The ‘use by’ date mark is for highly perishable goods, which would become a health risk if eaten after the recommended date. The term ‘best before’ means exactly that. It would not be dangerous to eat that food after this date, but it would indicate that it would not be at its best.

Low fat

By law a product can only say it is ‘low fat’ if it contains less than 3g of fat per 100g of the product. Other terms such as ‘lower fat’, or ‘90% fat free’ could still be high in fat.

One third of our calorie intake per day should come from fat (30-35%).

Women – The recommended calorie intake for an average healthy woman is 2,000 Kcal per day, with a recommended intake of 70g of fat.

Men – The recommended intake for an average healthy man is 2,500 Kcal per day, with a recommended intake of 90g of fat.

Serving/portion sizes

When looking at food labels consider what is meant by ‘a serving’.

For example – Recommended serving size = half a carton of chicken soup. However, the realistic serving size is a whole carton carton of chicken soup.

The food label refers to a serving as half a carton of chicken soup, but on average many of us would be forgiven for assuming the ‘serving’ was the whole carton and may indeed consume the whole carton. This would provide double the amount of fat and this would need to be taken into consideration. You would therefore need to double everything on the food label.


Most foods contain sugar, but sometimes these sugars are natural, such as in fruit and have lots of important nutrients. It’s food that contain added sugar that need to be cut down or avoided. These include the sugars:

  • contained within ready-made foods, such as ready meals, cakes and sugary drinks
  • you use while making or preparing your own food
  • that are found in honey, syrup and unsweetened fruit juice.

Consider swapping sugar sweetened fizzy drinks for water, ‘diet’, sugar free or no added sugar drinks.

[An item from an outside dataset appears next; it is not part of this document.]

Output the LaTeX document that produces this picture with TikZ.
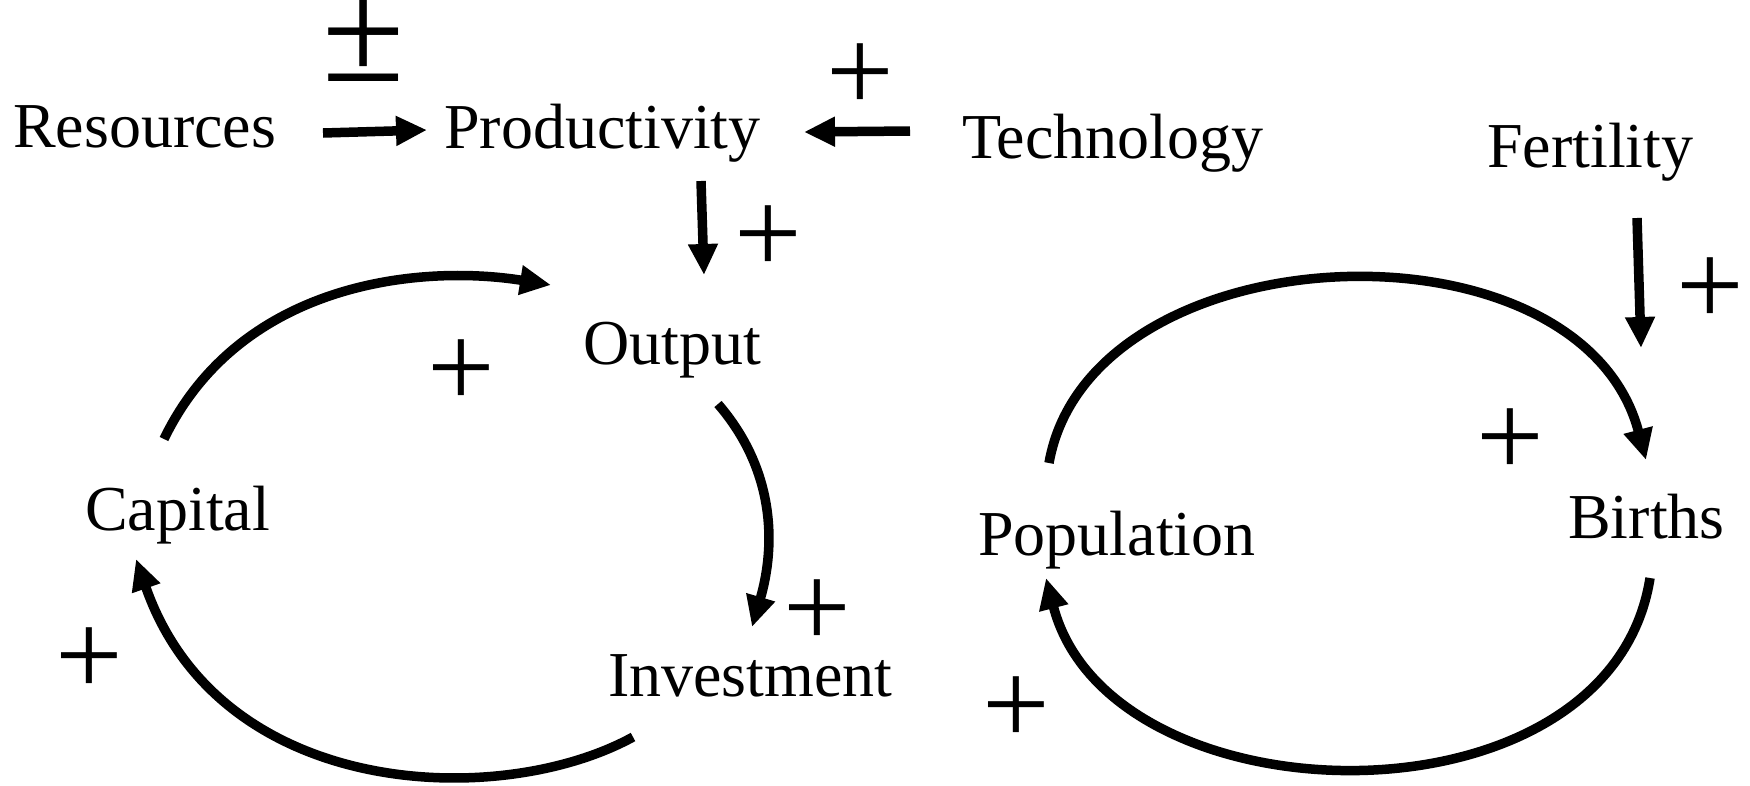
\documentclass[tikz,border=0pt]{standalone}
\usepackage{fontspec}
\setmainfont{Liberation Serif}
\usetikzlibrary{arrows.meta}
\begin{document}
\begin{tikzpicture}[x=1pt,y=-1pt,
  lbl/.style={inner sep=0pt,anchor=base west,font=\fontsize{64}{70}\selectfont},
  sgn/.style={inner sep=0pt,font=\fontsize{120}{130}\selectfont},
  link/.style={line width=9.5pt,-{Triangle[length=31pt,width=28pt]}}]
\useasboundingbox[fill=white] (0,0) rectangle (1750,785);
% variables
\node[lbl] (res) at (13,147) {Resources};
\node[lbl] (prod) at (444,148) {Productivity};
\node[lbl] (tech) at (962,158) {Technology};
\node[lbl] (fert) at (1487,167) {Fertility};
\node[lbl] (out) at (583,364) {Output};
\node[lbl] (cap) at (85,530) {Capital};
\node[lbl] (inv) at (608,696) {Investment};
\node[lbl] (pop) at (978,555) {Population};
\node[lbl] (bir) at (1568,538) {Births};
% connector end points
\coordinate (a1) at (323,133);
\coordinate (a2) at (427,130);
\coordinate (b1) at (910,131);
\coordinate (b2) at (804,132);
\coordinate (c1) at (701,181);
\coordinate (c2) at (704,275);
\coordinate (d1) at (1637,218);
\coordinate (d2) at (1641,348);
\coordinate (e1) at (164,439);
\coordinate (e2) at (551,285);
\coordinate (f1) at (718,404);
\coordinate (f2) at (752,627);
\coordinate (g1) at (633,737);
\coordinate (g2) at (136,559);
\coordinate (h1) at (1049,463);
\coordinate (h2) at (1646,460);
\coordinate (i1) at (1650,578);
\coordinate (i2) at (1046,578);
% connectors
\draw[link] (a1) -- (a2);
\draw[link] (b1) -- (b2);
\draw[link] (c1) -- (c2);
\draw[link] (d1) -- (d2);
\draw[link] (e1) .. controls (240,282) and (420,264) .. (e2);
\draw[link] (f1) .. controls (775,470) and (776,545) .. (f2);
\draw[link] (g1) .. controls (500,810) and (220,800) .. (g2);
\draw[link] (h1) .. controls (1090,230) and (1580,210) .. (h2);
\draw[link] (i1) .. controls (1610,835) and (1110,825) .. (i2);
% polarity signs
\node[sgn,font=\fontsize{150}{160}\selectfont,anchor=base] (s1) at (364,81) {±};
\node[sgn] (s2) at (860,78) {+};
\node[sgn] (s3) at (768,240) {+};
\node[sgn] (s4) at (461,374) {+};
\node[sgn] (s5) at (817,614) {+};
\node[sgn] (s6) at (89,662) {+};
\node[sgn] (s7) at (1710,292) {+};
\node[sgn] (s8) at (1510,443) {+};
\node[sgn] (s9) at (1016,711) {+};
\end{tikzpicture}
\end{document}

When it comes to cakes, puddings, biscuits, sweets, chocolates, honey, syrup, jams and spreads, consider eating these foods just occasionally as a treat. Get out of the habit of having these daily, because these sugars are likely to be added free sugars.

Sugary breakfast cereals – Eat these foods just occasionally, or swap to a no added sugar version. Parents can take responsibility here and not buy the sugary cereals. Many have sugars from added dried fruit, but most have high amounts of sugars, which are likely added free sugars.

Fruit juice and smoothies – All of the sugars are released from the fruit during juicing, so keep these to a minimum.

Fruit yogurt or fromage frais – Enjoy some of the time, or swap to a no added sugar version. The sugars are a mix of added free sugars (about 2/3) and sugars from the fruit and milk (about 1/3).

How much is too much sugar?

Free sugars shouldn’t make up more than 5% of the energy (calories) you get from food. For adults, that adds up to about 30g a day.

It therefore makes sense that children should eat less sugar than adults. However, in January 2019 Public Health England have produced statistics that children in the UK exceed the maximum sugar intake for an 18 year old by the time they are 10.

This equates to around 2,800 excess cubes of sugar per year.

The recommended daily allowance is as follows:

  • 4-6 year olds – 5 cubes per day – or 19g
  • 7-10 year olds – 6 cubes per day – or 24g
  • 11 years and over – 7 cubes per day – or 30g

However, the National Diet and Nutrition Survey has revealed that UK children are consuming around 13 cubes per day, or 52g.

If we start by making some of the simple changes I have suggested above we can help with the current obesity crisis and dental problems amongst children.